GIVEN PROBLEM
Each line of the listing must be transcribed exactly, except for the images, which should be excluded.

PROVIDED RECORDS
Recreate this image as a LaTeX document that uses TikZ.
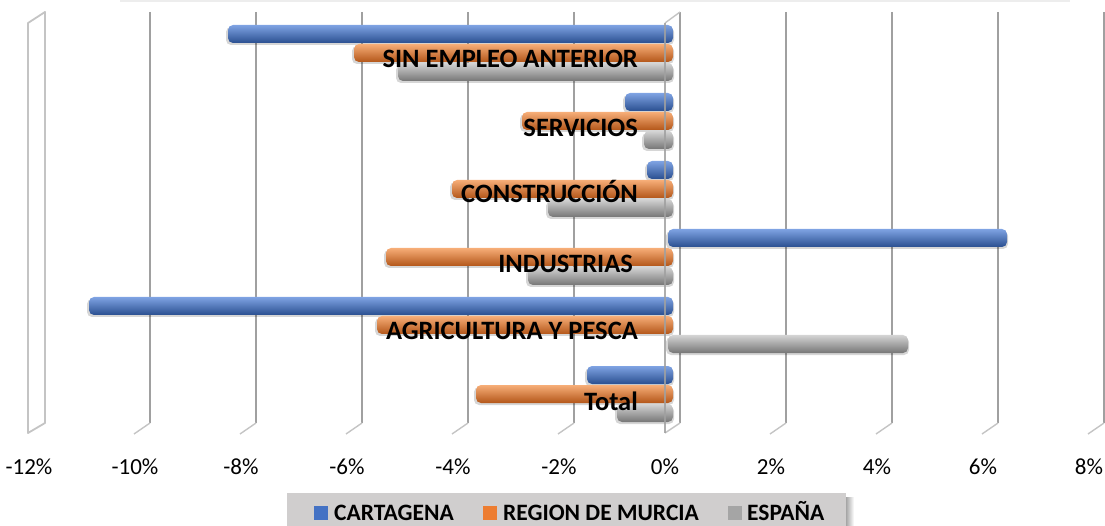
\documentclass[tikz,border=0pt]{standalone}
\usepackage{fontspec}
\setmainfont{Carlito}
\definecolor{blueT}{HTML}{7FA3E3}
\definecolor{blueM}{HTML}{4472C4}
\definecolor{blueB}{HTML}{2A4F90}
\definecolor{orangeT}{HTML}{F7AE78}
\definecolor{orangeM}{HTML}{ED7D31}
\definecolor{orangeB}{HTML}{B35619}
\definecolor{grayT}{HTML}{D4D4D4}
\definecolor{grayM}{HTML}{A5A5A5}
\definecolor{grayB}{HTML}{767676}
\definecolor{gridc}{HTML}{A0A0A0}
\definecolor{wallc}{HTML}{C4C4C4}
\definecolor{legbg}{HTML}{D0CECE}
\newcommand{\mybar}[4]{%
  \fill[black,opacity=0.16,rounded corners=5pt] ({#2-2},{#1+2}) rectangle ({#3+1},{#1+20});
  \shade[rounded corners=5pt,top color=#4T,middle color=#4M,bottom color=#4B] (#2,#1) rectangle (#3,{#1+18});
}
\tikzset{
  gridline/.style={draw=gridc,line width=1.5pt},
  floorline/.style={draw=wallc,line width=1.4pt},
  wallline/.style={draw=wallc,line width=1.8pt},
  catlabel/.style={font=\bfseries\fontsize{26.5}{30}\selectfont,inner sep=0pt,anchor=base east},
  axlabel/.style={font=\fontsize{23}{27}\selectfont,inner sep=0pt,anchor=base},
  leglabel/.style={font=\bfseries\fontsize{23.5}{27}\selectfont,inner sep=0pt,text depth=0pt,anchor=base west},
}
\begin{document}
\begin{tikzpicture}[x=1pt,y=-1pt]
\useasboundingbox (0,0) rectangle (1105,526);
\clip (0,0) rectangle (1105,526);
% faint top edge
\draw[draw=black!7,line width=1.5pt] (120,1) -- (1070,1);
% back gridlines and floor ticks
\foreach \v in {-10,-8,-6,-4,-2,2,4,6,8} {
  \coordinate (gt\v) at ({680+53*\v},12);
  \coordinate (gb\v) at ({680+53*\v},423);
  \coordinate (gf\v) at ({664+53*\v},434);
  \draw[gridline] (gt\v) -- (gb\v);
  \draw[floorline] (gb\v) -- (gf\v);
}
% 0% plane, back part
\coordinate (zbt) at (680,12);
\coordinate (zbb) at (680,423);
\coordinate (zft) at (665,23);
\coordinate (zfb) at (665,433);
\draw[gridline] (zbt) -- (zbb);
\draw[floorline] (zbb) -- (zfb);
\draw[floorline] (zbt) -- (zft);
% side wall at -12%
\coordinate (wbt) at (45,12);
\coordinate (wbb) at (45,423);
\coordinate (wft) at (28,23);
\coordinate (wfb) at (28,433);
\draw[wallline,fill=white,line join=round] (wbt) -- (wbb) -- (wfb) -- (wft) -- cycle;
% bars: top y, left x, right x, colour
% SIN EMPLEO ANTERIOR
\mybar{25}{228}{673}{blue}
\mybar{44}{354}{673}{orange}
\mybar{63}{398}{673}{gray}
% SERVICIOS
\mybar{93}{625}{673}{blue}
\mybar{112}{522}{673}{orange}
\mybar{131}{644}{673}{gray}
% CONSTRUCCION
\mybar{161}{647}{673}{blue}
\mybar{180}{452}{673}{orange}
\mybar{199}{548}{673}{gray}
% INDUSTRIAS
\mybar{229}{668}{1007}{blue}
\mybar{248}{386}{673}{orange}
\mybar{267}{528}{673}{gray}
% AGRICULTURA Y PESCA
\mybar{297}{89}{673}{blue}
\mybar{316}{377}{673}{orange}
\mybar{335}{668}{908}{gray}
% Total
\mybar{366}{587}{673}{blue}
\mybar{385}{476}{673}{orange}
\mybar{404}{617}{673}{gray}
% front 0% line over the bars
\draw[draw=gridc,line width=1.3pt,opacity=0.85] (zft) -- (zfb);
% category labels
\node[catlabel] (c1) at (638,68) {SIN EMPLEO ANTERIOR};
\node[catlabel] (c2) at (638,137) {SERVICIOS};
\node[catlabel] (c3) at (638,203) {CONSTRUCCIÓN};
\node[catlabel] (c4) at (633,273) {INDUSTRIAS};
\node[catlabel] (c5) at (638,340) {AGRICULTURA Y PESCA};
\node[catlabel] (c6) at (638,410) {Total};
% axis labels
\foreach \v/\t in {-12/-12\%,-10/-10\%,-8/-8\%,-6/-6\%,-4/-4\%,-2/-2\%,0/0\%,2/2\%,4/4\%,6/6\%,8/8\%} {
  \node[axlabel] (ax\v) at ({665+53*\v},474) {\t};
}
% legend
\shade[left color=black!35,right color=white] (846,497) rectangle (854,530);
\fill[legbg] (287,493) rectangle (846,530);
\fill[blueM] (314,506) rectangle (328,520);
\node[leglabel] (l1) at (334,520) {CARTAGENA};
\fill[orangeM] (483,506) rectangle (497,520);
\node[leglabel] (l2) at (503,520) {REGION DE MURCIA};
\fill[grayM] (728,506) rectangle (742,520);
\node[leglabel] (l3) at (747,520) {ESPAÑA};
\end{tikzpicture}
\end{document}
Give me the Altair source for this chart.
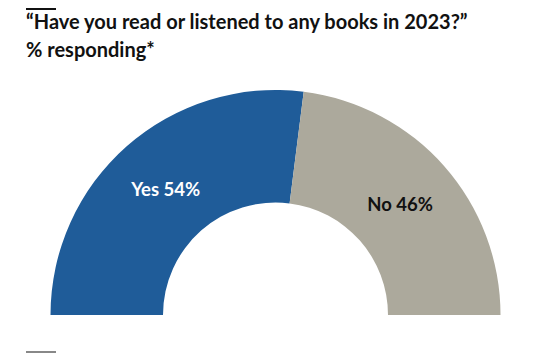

FINAL RESULT
Recreate this image as a LaTeX document that uses TikZ.
\documentclass[tikz,border=0pt]{standalone}
\usepackage{fontspec}
\setmainfont{Carlito}
\definecolor{blueT}{HTML}{7FA3E3}
\definecolor{blueM}{HTML}{4472C4}
\definecolor{blueB}{HTML}{2A4F90}
\definecolor{orangeT}{HTML}{F7AE78}
\definecolor{orangeM}{HTML}{ED7D31}
\definecolor{orangeB}{HTML}{B35619}
\definecolor{grayT}{HTML}{D4D4D4}
\definecolor{grayM}{HTML}{A5A5A5}
\definecolor{grayB}{HTML}{767676}
\definecolor{gridc}{HTML}{A0A0A0}
\definecolor{wallc}{HTML}{C4C4C4}
\definecolor{legbg}{HTML}{D0CECE}
\newcommand{\mybar}[4]{%
  \fill[black,opacity=0.16,rounded corners=5pt] ({#2-2},{#1+2}) rectangle ({#3+1},{#1+20});
  \shade[rounded corners=5pt,top color=#4T,middle color=#4M,bottom color=#4B] (#2,#1) rectangle (#3,{#1+18});
}
\tikzset{
  gridline/.style={draw=gridc,line width=1.5pt},
  floorline/.style={draw=wallc,line width=1.4pt},
  wallline/.style={draw=wallc,line width=1.8pt},
  catlabel/.style={font=\bfseries\fontsize{26.5}{30}\selectfont,inner sep=0pt,anchor=base east},
  axlabel/.style={font=\fontsize{23}{27}\selectfont,inner sep=0pt,anchor=base},
  leglabel/.style={font=\bfseries\fontsize{23.5}{27}\selectfont,inner sep=0pt,text depth=0pt,anchor=base west},
}
\begin{document}
\begin{tikzpicture}[x=1pt,y=-1pt]
\useasboundingbox (0,0) rectangle (1105,526);
\clip (0,0) rectangle (1105,526);
% faint top edge
\draw[draw=black!7,line width=1.5pt] (120,1) -- (1070,1);
% back gridlines and floor ticks
\foreach \v in {-10,-8,-6,-4,-2,2,4,6,8} {
  \coordinate (gt\v) at ({680+53*\v},12);
  \coordinate (gb\v) at ({680+53*\v},423);
  \coordinate (gf\v) at ({664+53*\v},434);
  \draw[gridline] (gt\v) -- (gb\v);
  \draw[floorline] (gb\v) -- (gf\v);
}
% 0% plane, back part
\coordinate (zbt) at (680,12);
\coordinate (zbb) at (680,423);
\coordinate (zft) at (665,23);
\coordinate (zfb) at (665,433);
\draw[gridline] (zbt) -- (zbb);
\draw[floorline] (zbb) -- (zfb);
\draw[floorline] (zbt) -- (zft);
% side wall at -12%
\coordinate (wbt) at (45,12);
\coordinate (wbb) at (45,423);
\coordinate (wft) at (28,23);
\coordinate (wfb) at (28,433);
\draw[wallline,fill=white,line join=round] (wbt) -- (wbb) -- (wfb) -- (wft) -- cycle;
% bars: top y, left x, right x, colour
% SIN EMPLEO ANTERIOR
\mybar{25}{228}{673}{blue}
\mybar{44}{354}{673}{orange}
\mybar{63}{398}{673}{gray}
% SERVICIOS
\mybar{93}{625}{673}{blue}
\mybar{112}{522}{673}{orange}
\mybar{131}{644}{673}{gray}
% CONSTRUCCION
\mybar{161}{647}{673}{blue}
\mybar{180}{452}{673}{orange}
\mybar{199}{548}{673}{gray}
% INDUSTRIAS
\mybar{229}{668}{1007}{blue}
\mybar{248}{386}{673}{orange}
\mybar{267}{528}{673}{gray}
% AGRICULTURA Y PESCA
\mybar{297}{89}{673}{blue}
\mybar{316}{377}{673}{orange}
\mybar{335}{668}{908}{gray}
% Total
\mybar{366}{587}{673}{blue}
\mybar{385}{476}{673}{orange}
\mybar{404}{617}{673}{gray}
% front 0% line over the bars
\draw[draw=gridc,line width=1.3pt,opacity=0.85] (zft) -- (zfb);
% category labels
\node[catlabel] (c1) at (638,68) {SIN EMPLEO ANTERIOR};
\node[catlabel] (c2) at (638,137) {SERVICIOS};
\node[catlabel] (c3) at (638,203) {CONSTRUCCIÓN};
\node[catlabel] (c4) at (633,273) {INDUSTRIAS};
\node[catlabel] (c5) at (638,340) {AGRICULTURA Y PESCA};
\node[catlabel] (c6) at (638,410) {Total};
% axis labels
\foreach \v/\t in {-12/-12\%,-10/-10\%,-8/-8\%,-6/-6\%,-4/-4\%,-2/-2\%,0/0\%,2/2\%,4/4\%,6/6\%,8/8\%} {
  \node[axlabel] (ax\v) at ({665+53*\v},474) {\t};
}
% legend
\shade[left color=black!35,right color=white] (846,497) rectangle (854,530);
\fill[legbg] (287,493) rectangle (846,530);
\fill[blueM] (314,506) rectangle (328,520);
\node[leglabel] (l1) at (334,520) {CARTAGENA};
\fill[orangeM] (483,506) rectangle (497,520);
\node[leglabel] (l2) at (503,520) {REGION DE MURCIA};
\fill[grayM] (728,506) rectangle (742,520);
\node[leglabel] (l3) at (747,520) {ESPAÑA};
\end{tikzpicture}
\end{document}
Give me the Altair source for this chart.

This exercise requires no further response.